We still tend to consider him strong as we have been seeing him since childhood and find it hard to accept that he has suddenly become frail. It’s so difficult to forget that only some time ago you were counting on his advice for everything. His voice had authority and you still looked towards him for guidance at times though you had grown up to be a man of the world. You can shout and express anger at your child if it doesn’t do your bidding but you are unable to bring yourself to shout at him; you simply can’t. You have to cajole and persuade somehow to get past his obduracy. Then he is physically much large and heavy. You can lift a child and bathe it and change clothes, but in the case of an elderly man, making him sit and holding him steady is a task in itself.
As I undergo this experience, I muse on the wider picture of geriatrics in our country.
While India has the highest number of young people, society is rapidly ageing. The current elderly population of 153 million (aged 60 and above) is expected to reach a staggering 347 million by 2050, says a UNFPA report.
As the birth rate gets lower and the life expectancy higher, the number of elderly is bound to grow; but we do not have the support structure for this huge population.
The specialised medical support system for the elderly is conspicuous by its absence. Paediatricians abound but geriatricians are simply non-existent even in big cities. Geriatric departments are a rarity in the medical colleges in our country.
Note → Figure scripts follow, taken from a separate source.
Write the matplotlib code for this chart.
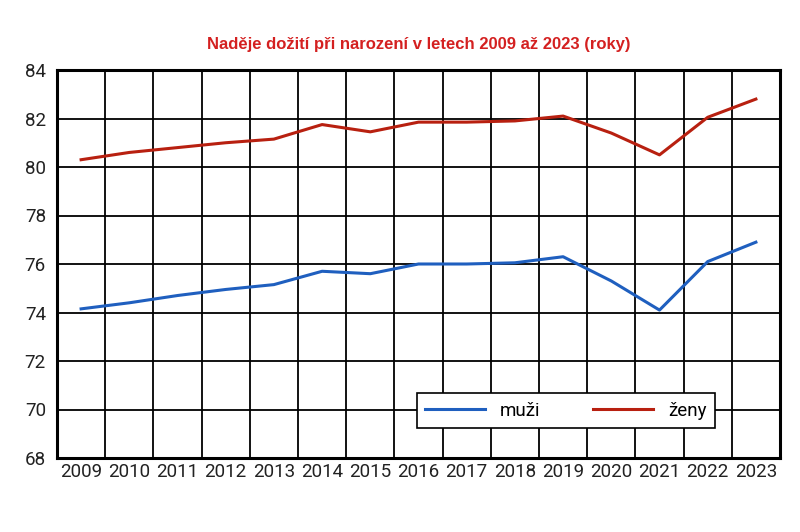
import matplotlib.pyplot as plt
import numpy as np

years = [str(y) for y in range(2009, 2024)]
muzi = [74.15, 74.4, 74.7, 74.95, 75.15, 75.7, 75.6, 76.0, 76.0, 76.05, 76.3, 75.3, 74.1, 76.1, 76.9]
zeny = [80.3, 80.6, 80.8, 81.0, 81.15, 81.75, 81.45, 81.85, 81.85, 81.9, 82.1, 81.4, 80.5, 82.05, 82.8]

plt.rcParams['font.family'] = ['Roboto', 'DejaVu Sans']

fig = plt.figure(figsize=(8, 5.32), dpi=100)
ax = fig.add_axes([57/800, 1-458/532, 723/800, 388/532])
x = np.arange(len(years))
ax.plot(x, muzi, color='#1f5fbf', lw=2.2, label='muži')
ax.plot(x, zeny, color='#b82010', lw=2.2, label='ženy')

ax.set_xlim(-0.5, len(years) - 0.5)
ax.set_ylim(68, 84)
ax.set_yticks(range(68, 85, 2))
ax.set_xticks(x)
ax.set_xticklabels(years)
ax.set_xticks(np.arange(-0.5, len(years)), minor=True)
ax.grid(which='minor', axis='x', color='black', lw=1.3)
ax.grid(which='major', axis='y', color='black', lw=1.3)
ax.tick_params(which='both', length=0, labelsize=13.5, colors='#222222')
ax.tick_params(axis='y', pad=8)
for s in ax.spines.values():
    s.set_linewidth(2.2)

ax.set_title('Naděje dožití při narození v letech 2009 až 2023 (roky)', color='#d42020',
             fontsize=12, fontweight='bold', family='Liberation Sans', pad=15)

leg = ax.legend(loc='lower right', bbox_to_anchor=(0.91, 0.077), ncol=2, fontsize=13.5,
                frameon=True, fancybox=False, edgecolor='black', handlelength=3.2,
                columnspacing=2.8, borderpad=0.45, borderaxespad=0)
leg.get_frame().set_linewidth(1.2)
leg.get_frame().set_alpha(1)

fig.savefig('out.png')
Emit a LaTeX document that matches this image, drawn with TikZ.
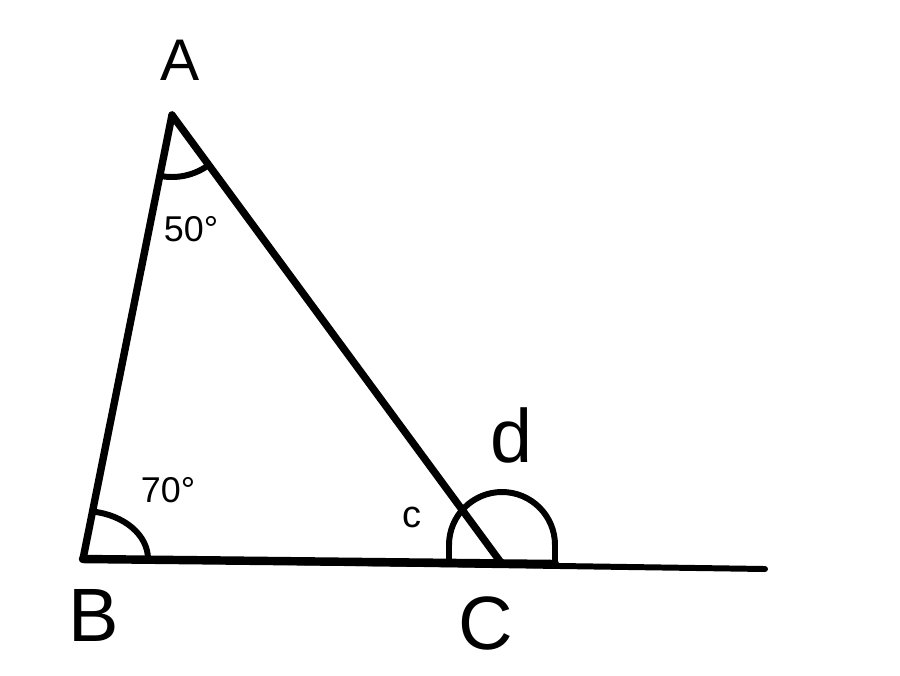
\documentclass[tikz,border=0pt]{standalone}
\usepackage{fontspec}
\setmainfont{Liberation Sans}
\usetikzlibrary{calc}
\tikzset{
  side/.style={line width=2.1pt},
  mark arc/.style={line width=1.7pt},
  vlabel/.style={font=\fontsize{21.5}{22}\selectfont, inner sep=0pt},
  alabel/.style={font=\fontsize{10.2}{11}\selectfont, inner sep=0pt}
}
\begin{document}
\begin{tikzpicture}[line cap=round,line join=round,x=0.01cm,y=-0.01cm]
\useasboundingbox (0,0) rectangle (900,675);
\coordinate (A) at (172,115);
\coordinate (B) at (83,559);
\coordinate (C) at (502,564);
\coordinate (E) at (765,569);
\coordinate (F) at (555,564);
% sides
\draw [line width=1.7pt] (B)-- (E);
\draw [line width=2.4pt] (B)-- (F);
\draw [side] (B)-- (A);
\draw [side] (A)-- (C);
% angle marks
\draw [mark arc] (A) ++(101.3:62) arc[start angle=101.3, end angle=53.6, radius=62];
\draw [mark arc] (B) ++(65,0) arc[start angle=0, end angle=-81.6, x radius=65, y radius=48];
\draw [mark arc] (C) ++(-53,0) -- ++(0,-19) arc[start angle=180, end angle=360, radius=53] -- (F);
% labels
\node [vlabel, font=\fontsize{16.7}{17}\selectfont] (lA) at (180,60) {A};
\node [vlabel] (lB) at (94,615) {B};
\node [vlabel] (lC) at (486,623) {C};
\node [vlabel] (ld) at (512,435) {d};
\node [alabel] (l50) at (191,229) {50°};
\node [alabel] (l70) at (168,490) {70°};
\node [alabel, font=\fontsize{10.8}{11}\selectfont] (lc) at (412,517) {c};
\end{tikzpicture}
\end{document}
People don’t even realise that the elderly and younger adults are not the same, but are as different as a child is from an adult.
The nuclear families are the order of the day, and the moving of children away from home for work leaves the elderly forlorn and susceptible to illnesses related to mental health. Diseases such as Parkinson’s and Alzheimer’s are becoming so common among the elderly but people are simply not aware of them.
The social support system for the elderly, particularly in urban areas, is practically non-existent where they can fulfill their emotional, psychological and socialising needs. The need for socialising is so strong that I remember my father wanted to visit the bank on the first of every month not for withdrawal of money as such, but to meet his retired colleagues.
We all are ageing every day and it isn’t very long when we shall be in the state in which our parents are. It’s high time society and the system as a whole got concerned about its elderly citizenry. Let not the opening line of Yeats’ poem Sailing to Byzantium (written in a different context though) ring in our minds: “That is no country for old men.”